### AIM OF THE EXERCISE
From the first line of the data down to and including the line with "0.016, 0.018, 0.020]", copy everything exactly, leaving out pictures.

[start DATASET CONTENT]

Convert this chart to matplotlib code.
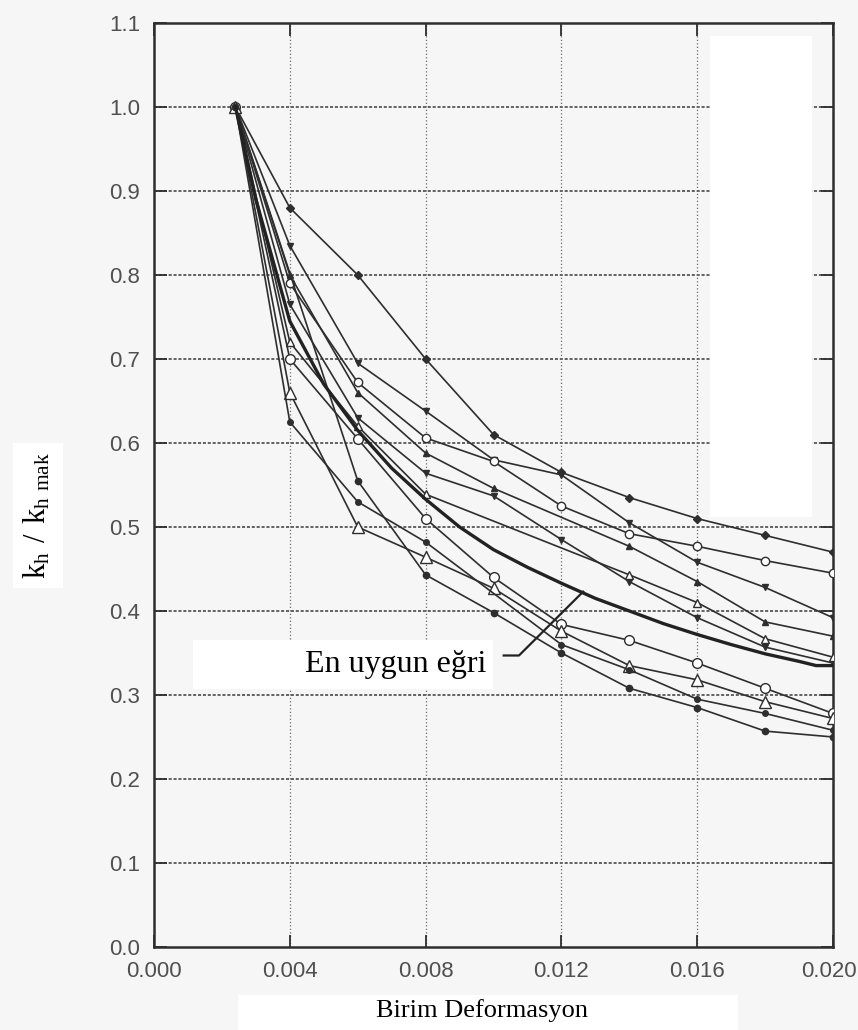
import matplotlib
matplotlib.use("Agg")
import matplotlib.pyplot as plt
import matplotlib.transforms as mtransforms
import numpy as np
from matplotlib.patches import Rectangle

# strain values where the test points were recorded
STRAIN = [0.0024, 0.004, 0.006, 0.008, 0.010, 0.012, 0.014, 0.016, 0.018, 0.020]

# kh / kh_max for each test (None = no point at that strain)
kh_a = [1.0, 0.88, 0.80, 0.70, 0.61, 0.565, 0.535, 0.51, 0.49, 0.47]
kh_b = [1.0, 0.835, 0.695, 0.638, 0.58, 0.562, 0.505, 0.458, 0.428, 0.392]
kh_c = [1.0, 0.79, 0.672, 0.606, 0.578, 0.525, 0.492, 0.477, 0.46, 0.445]
kh_d = [1.0, 0.80, 0.66, 0.588, 0.546, None, 0.477, 0.435, 0.387, 0.37]
kh_e = [1.0, 0.765, 0.63, 0.564, 0.537, 0.485, 0.435, 0.392, 0.357, 0.338]
kh_f = [1.0, 0.72, 0.62, 0.539, None, None, 0.443, 0.41, 0.367, 0.345]
kh_g = [1.0, 0.70, 0.605, 0.51, 0.44, 0.384, 0.365, 0.338, 0.308, 0.278]
kh_h = [1.0, 0.66, 0.50, 0.464, 0.427, 0.376, 0.335, 0.318, 0.292, 0.272]
kh_i = [1.0, 0.625, 0.53, 0.482, None, 0.36, 0.33, 0.295, 0.278, 0.258]
kh_j = [1.0, None, 0.555, 0.443, 0.398, 0.35, 0.308, 0.285, 0.257, 0.25]

# best-fit curve
fit_strain = [0.0024, 0.003, 0.004, 0.005, 0.006, 0.007, 0.008, 0.009, 0.010, 0.011,
              0.012, 0.013, 0.014, 0.015, 0.016, 0.017, 0.018, 0.019, 0.0195, 0.020]
fit_kh = [1.0, 0.89, 0.745, 0.67, 0.615, 0.57, 0.533, 0.50, 0.473, 0.452,
          0.433, 0.415, 0.40, 0.385, 0.372, 0.36, 0.349, 0.34, 0.335, 0.335]

x_ticks = [0.000, 0.004, 0.008, 0.012, 0.016, 0.020]
y_ticks = [0.0, 0.1, 0.2, 0.3, 0.4, 0.5, 0.6, 0.7, 0.8, 0.9, 1.0, 1.1]

INK = "#2e2e2e"
BG = "#f6f6f6"

plt.rcParams["font.family"] = ["Liberation Sans", "DejaVu Sans"]
plt.rcParams["mathtext.fontset"] = "custom"
plt.rcParams["mathtext.rm"] = "Liberation Serif"

fig = plt.figure(figsize=(8.58, 10.30), dpi=100, facecolor=BG)
ax = fig.add_axes([0.1795, 0.0806, 0.7914, 0.8971], facecolor=BG)

ax.set_xlim(0, 0.020)
ax.set_ylim(0, 1.1)

# dotted grid, horizontals heavier than verticals
for v in y_ticks[1:-1]:
    ax.axhline(v, color="#3a3a3a", lw=1.1, ls=(0, (2, 1.2)), zorder=1)
for v in x_ticks[1:-1]:
    ax.axvline(v, color="#6a6a6a", lw=0.9, ls=(0, (1, 1.8)), zorder=1)


def draw_test(y, marker, filled, ms=5.5):
    x = np.array(STRAIN, float)
    y = np.array([np.nan if v is None else v for v in y], float)
    ok = ~np.isnan(y)
    ax.plot(x[ok], y[ok], color=INK, lw=1.2, marker=marker, ms=ms,
            mfc=INK if filled else "white", mec=INK, mew=1.0, zorder=3)


draw_test(kh_a, "D", True, 4.5)
draw_test(kh_b, "v", True, 5)
draw_test(kh_c, "o", False, 6)
draw_test(kh_d, "^", True, 5)
draw_test(kh_e, "v", True, 4)
draw_test(kh_f, "^", False, 6)
draw_test(kh_g, "o", False, 7)
draw_test(kh_h, "^", False, 8)
draw_test(kh_i, "o", True, 4)
draw_test(kh_j, "o", True, 4.5)

ax.plot(fit_strain, fit_kh, color="#222222", lw=2.4, zorder=4)

# label for the best-fit curve on a white patch
ax.add_patch(Rectangle((0.00115, 0.307), 0.00884, 0.058, facecolor="white",
                       edgecolor="none", zorder=5))
ax.text(0.00978, 0.336, "En uygun eğri", family="Liberation Serif", fontsize=23,
        ha="right", va="center", color="black", zorder=6)
ax.plot([0.0103, 0.01075, 0.01264], [0.347, 0.347, 0.423], color="#222222",
        lw=1.6, zorder=6)

# blank patch in the upper right
ax.add_patch(Rectangle((0.01638, 0.512), 0.0030, 0.573, facecolor="white",
                       edgecolor="none", zorder=5))

ax.set_xticks(x_ticks)
ax.set_xticklabels([f"{v:.3f}" for v in x_ticks])
ax.set_yticks(y_ticks)
ax.set_yticklabels([f"{v:.1f}" for v in y_ticks])
ax.tick_params(direction="in", length=9, width=1.3, top=True, right=True,
               labelsize=16, labelcolor="#505050", color=INK)
ax.tick_params(axis="x", pad=10)
ax.tick_params(axis="y", pad=10)
# keep the last strain label inside the figure
last = ax.get_xticklabels()[-1]
last.set_transform(last.get_transform()
                   + mtransforms.ScaledTranslation(-4 / 100, 0, fig.dpi_scale_trans))
for s in ax.spines.values():
    s.set_color(INK)
    s.set_linewidth(1.8)

# axis titles on white patches
fig.patches.append(Rectangle((238 / 858, 0), 500 / 858, 35 / 1030, facecolor="white",
                             edgecolor="none", transform=fig.transFigure, zorder=0))
fig.patches.append(Rectangle((13 / 858, 1 - 588 / 1030), 50 / 858, 145 / 1030,
                             facecolor="white", edgecolor="none",
                             transform=fig.transFigure, zorder=0))
fig.text(482 / 858, 1 - 1011 / 1030, "Birim Deformasyon", family="Liberation Serif",
         fontsize=19, ha="center", va="center", color="black")
fig.text(37 / 858, 1 - 515 / 1030, r"$\mathrm{k_h\ /\ k_{h\ mak}}$",
         family="Liberation Serif", fontsize=22, rotation=90,
         ha="center", va="center", color="black")

fig.savefig("out.png", dpi=100, facecolor=BG)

[end DATASET CONTENT]

### SOLUTION TO THE PROBLEM
Convert this chart to matplotlib code.
import matplotlib
matplotlib.use("Agg")
import matplotlib.pyplot as plt
import matplotlib.transforms as mtransforms
import numpy as np
from matplotlib.patches import Rectangle

# strain values where the test points were recorded
STRAIN = [0.0024, 0.004, 0.006, 0.008, 0.010, 0.012, 0.014, 0.016, 0.018, 0.020]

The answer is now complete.